简单地说,CPU每次会读取一个Cache Line的数据(64字节)进入缓存。如果两个线程分别运行在Core0、Core1,这两个Core读取了同一块64字节的内存进入各自的L1缓存。Core0去修改前4个字节的内容;Core1去修改接下去的4个字节的内容。这两个看似不冲突的操作,因为CPU的[缓存一致性](MESI协议 - 维基百科,自由的百科全书),会带来对性能的冲击。
实验
我们可以通过两个简单的代码来进行对比。两个代码都是一样的目的,创建两个线程,分别对同一个结构体内的不同数据进行操作。线程A操作数据a,线程B操作数据b,看起来河水不犯井水。
第一个C文件 - False_sharing_hit.c:
// False_sharing_hit.c
#include <stdio.h>
#include <pthread.h>
#define Loops 1000000000
struct
{
int data_thread_a;
int data_thread_b;
} data;
void* thread_a_routine()
{
for (int i = 0; i < Loops; i++)
{
data.data_thread_a = 1;
}
}
void* thread_b_routine()
{
for (int i = 0; i < Loops; i++)
{
data.data_thread_b = 2;
}
}
int main(int argc, char *argv[])
{
pthread_t tid_a, tid_b;
pthread_create(&tid_a, NULL, (void*)thread_a_routine, NULL);
pthread_create(&tid_b, NULL, (void*)thread_b_routine, NULL);
return 0;
}
第二个C文件 - False_sharing_avoid.c:
// False_sharing_avoid.c
#include <stdio.h>
#include <pthread.h>
#define Loops 1000000000
#define CacheLine 64
struct
{
int data_thread_a;
// Add this to avoid false sharing
char padding[CacheLine];
int data_thread_b;
} data;
void* thread_a_routine()
{
for (int i = 0; i < Loops; i++)
{
data.data_thread_a = 1;
}
}
void* thread_b_routine()
{
for (int i = 0; i < Loops; i++)
{
data.data_thread_b = 2;
}
}
int main(int argc, char *argv[])
{
pthread_t tid_a, tid_b;
pthread_create(&tid_a, NULL, (void*)thread_a_routine, NULL);
pthread_create(&tid_b, NULL, (void*)thread_b_routine, NULL);
return 0;
}
分别编译这两个代码:
$ gcc False_sharing_hit.c -o False_sharing_hit
$ gcc False_sharing_avoid.c -o False_sharing_avoid
接着分别执行编译出来的程序:
$ time ./False_sharing_hit
real 0m0.006s
user 0m0.000s
sys 0m0.005s
$ time ./False_sharing_avoid
real 0m0.002s
user 0m0.002s
sys 0m0.000s
可以发现,第二个程序只花了第一个程序1/3的时间。
结论
第一个代码触发了伪共享的问题。

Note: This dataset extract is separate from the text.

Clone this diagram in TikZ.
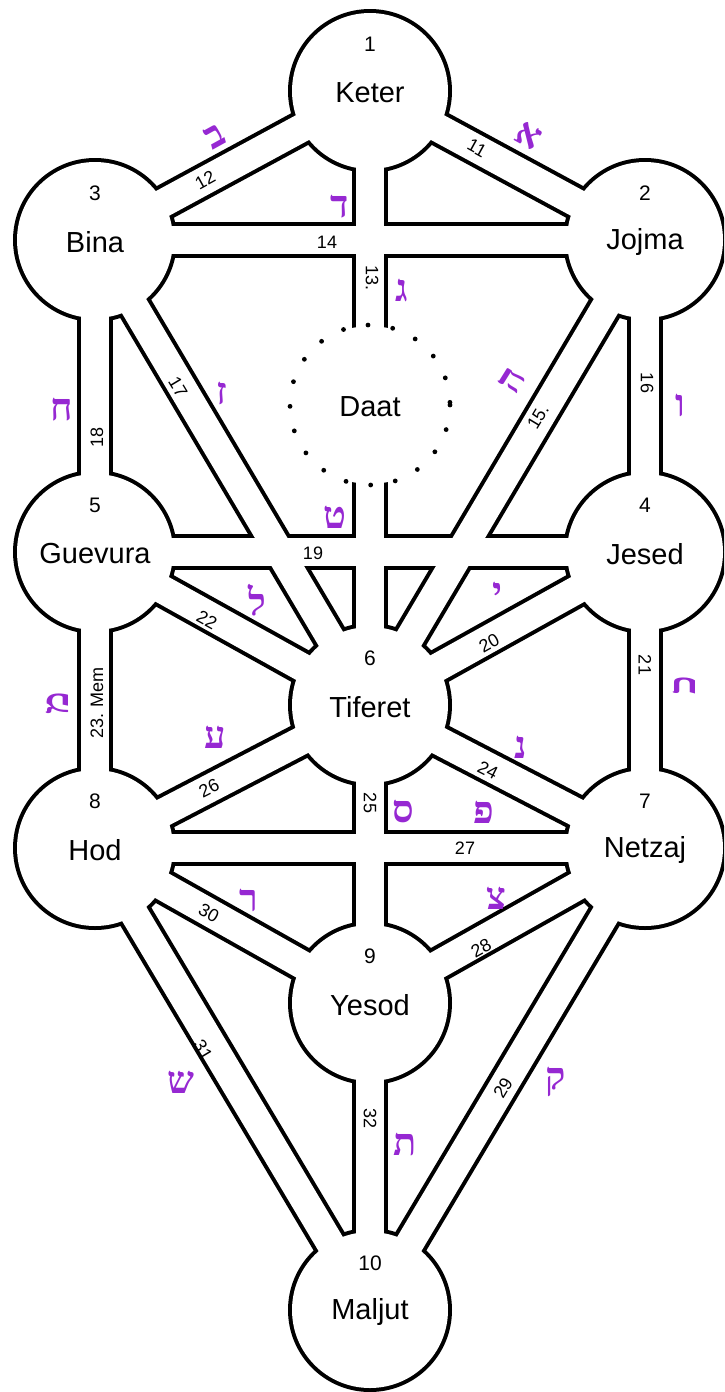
\documentclass[tikz,border=0pt]{standalone}
\usepackage{fontspec}
\setmainfont{Liberation Sans}
\newfontfamily\hebfont[Script=Hebrew]{Liberation Serif}
\TeXXeTstate=1
\definecolor{letterpurple}{RGB}{150,40,210}

\tikzset{
  channelrim/.style={line width=18pt, black},
  channelbody/.style={line width=14pt, white},
  sefname/.style={font=\fontsize{14.5}{16}\selectfont, inner sep=0pt},
  sefnum/.style={font=\fontsize{10.5}{12}\selectfont, inner sep=0pt},
  pathnum/.style={font=\fontsize{9}{10}\selectfont, inner sep=0pt},
  hebletter/.style={font=\hebfont\bfseries\fontsize{19}{20}\selectfont, text=letterpurple, inner sep=0pt},
}

\begin{document}
\begin{tikzpicture}[x=0.5pt,y=-0.5pt]
  \useasboundingbox (0,0) rectangle (724,1392);
  \clip (0,0) rectangle (724,1392);
  \fill[white] (0,0) rectangle (724,1392);

  \coordinate (keter) at (370,91);
  \coordinate (jojma) at (645,240);
  \coordinate (bina) at (95,240);
  \coordinate (daat) at (370,405);
  \coordinate (jesed) at (645,552);
  \coordinate (guevura) at (95,552);
  \coordinate (tiferet) at (370,705);
  \coordinate (netzaj) at (645,848);
  \coordinate (hod) at (95,848);
  \coordinate (yesod) at (370,1003);
  \coordinate (maljut) at (370,1310);

  % black rims of channels and spheres
  \foreach \a/\b in {keter/jojma,keter/bina,keter/tiferet,jojma/bina,jojma/tiferet,
      jojma/jesed,bina/tiferet,bina/guevura,jesed/guevura,jesed/tiferet,jesed/netzaj,
      guevura/tiferet,guevura/hod,tiferet/netzaj,tiferet/yesod,tiferet/hod,netzaj/hod,
      netzaj/yesod,netzaj/maljut,hod/yesod,hod/maljut,yesod/maljut}{
      \draw[channelrim] (\a) -- (\b);
    }
  \foreach \s in {keter,jojma,bina,jesed,guevura,tiferet,netzaj,hod,yesod,maljut}{
      \fill[black] (\s) circle (82);
    }

  % white insides
  \foreach \a/\b in {keter/jojma,keter/bina,keter/tiferet,jojma/bina,jojma/tiferet,
      jojma/jesed,bina/tiferet,bina/guevura,jesed/guevura,jesed/tiferet,jesed/netzaj,
      guevura/tiferet,guevura/hod,tiferet/netzaj,tiferet/yesod,tiferet/hod,netzaj/hod,
      netzaj/yesod,netzaj/maljut,hod/yesod,hod/maljut,yesod/maljut}{
      \draw[channelbody] (\a) -- (\b);
    }
  \foreach \s in {keter,jojma,bina,jesed,guevura,tiferet,netzaj,hod,yesod,maljut}{
      \fill[white] (\s) circle (78);
    }

  % Daat
  \fill[white] (daat) circle (79);
  \draw[line width=2.4pt, line cap=round, dash pattern=on 0pt off 12.5pt] (daat) circle (80);

  % names and numbers of the spheres
  \foreach \s/\n/\t in {keter/1/Keter,jojma/2/Jojma,bina/3/Bina,jesed/4/Jesed,
      guevura/5/Guevura,tiferet/6/Tiferet,netzaj/7/Netzaj,hod/8/Hod,yesod/9/Yesod,
      maljut/10/Maljut}{
      \node[sefname] (\s-name) at ([yshift=-1pt]\s) {\t};
      \node[sefnum] (\s-num) at ([yshift=23.5pt]\s) {\n};
    }
  \node[sefname] (daat-name) at ([yshift=-1pt]daat) {Daat};

  % path numbers
  \foreach \x/\y/\r/\t/\m in {205/180/29/12/p12, 477/148/-29/11/p11, 327/242/0/14/p14,
      372/278/-90/13./p13, 647/383/-90/16/p16, 178/387/-59/17/p17, 538/417/59/15./p15,
      97/437/90/18/p18, 313/553/0/19/p19, 489/643/29/20/p20, 645/665/-90/21/p21,
      207/620/-29/22/p22, 97/703/90/23. Mem/p23, 488/770/-27/24/p24, 370/803/-90/25/p25,
      209/788/27/26/p26, 465/848/0/27/p27, 209/913/-29/30/p30, 481/948/29/28/p28,
      203/1050/-59/31/p31, 370/1118/-90/32/p32, 503/1088/59/29/p29}{
      \node[pathnum, rotate=\r] (\m) at (\x,\y) {\t};
    }

  % hebrew letters
  \foreach \x/\y/\r/\l/\m in {215/136/29/ב/aBet, 528/136/-29/א/aAlef, 340/207/0/ד/aDalet,
      402/290/0/ג/aGimel, 512/380/58/ה/aHe, 680/405/0/ו/aVav, 222/393/0/ז/aZayin,
      62/410/0/ח/aHet, 335/517/0/ט/aTet, 497/593/0/י/aYod, 684/685/90/כ/aKaf,
      257/600/0/ל/aLamed, 57/703/90/מ/aMem, 521/747/0/נ/aNun, 403/812/0/ס/aSamekh,
      215/737/0/ע/aAyin, 484/812/0/פ/aPe, 496/898/0/צ/aTsadi, 249/900/0/ר/aResh,
      181/1082/0/ש/aShin, 405/1145/0/ת/aTav, 556/1082/0/ק/aQof}{
      \node[hebletter, rotate=\r] (\m) at (\x,\y) {\beginR \l\endR};
    }
\end{tikzpicture}
\end{document}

线程A和线程B分别运行在两个Core上,假设Core0运行线程A,Core1运行线程B。data_thread_a和data_thread_b紧紧挨着,会一起被读入两个Core的缓存。当Core0上的线程A修改了data_thread_a的数值之后,Core0的Cache Line变成了dirty状态。需要写回内存后,Core1上的线程B才能继续修改该Cache Line。反之亦然,当Core1的线程B修改完data_thread_b之后,Cache Line又变成dirty状态,需要写回内存后,Core0上的线程A才能修改data_thread_a。所以,为了保证缓存一致性,不管哪个线程发生了修改操作,都会触发缓存回写内存的操作。
像不像A、B两人住在一起,A阳性了,B作为密接被关起来;等到A、B都放出来后,B又阳性了,A作为密接又被关起来了?子子孙孙无穷尽也……
而第二个代码data_thread_a和data_thread_b之间加入了补齐的元素,使得data_thread_a和data_thread_b不会进入同一个Cache Line。每个Core上的Cache Line修改不需要立即写回内存。从而带来了3倍的性能收益。
承接上面的比喻,就是A、B不住在一起,不是时空伴随者,所以A阳性了,B不用被关……
所以在程序开发中,需要理解代码背后发生了什么,才能写出高效的代码。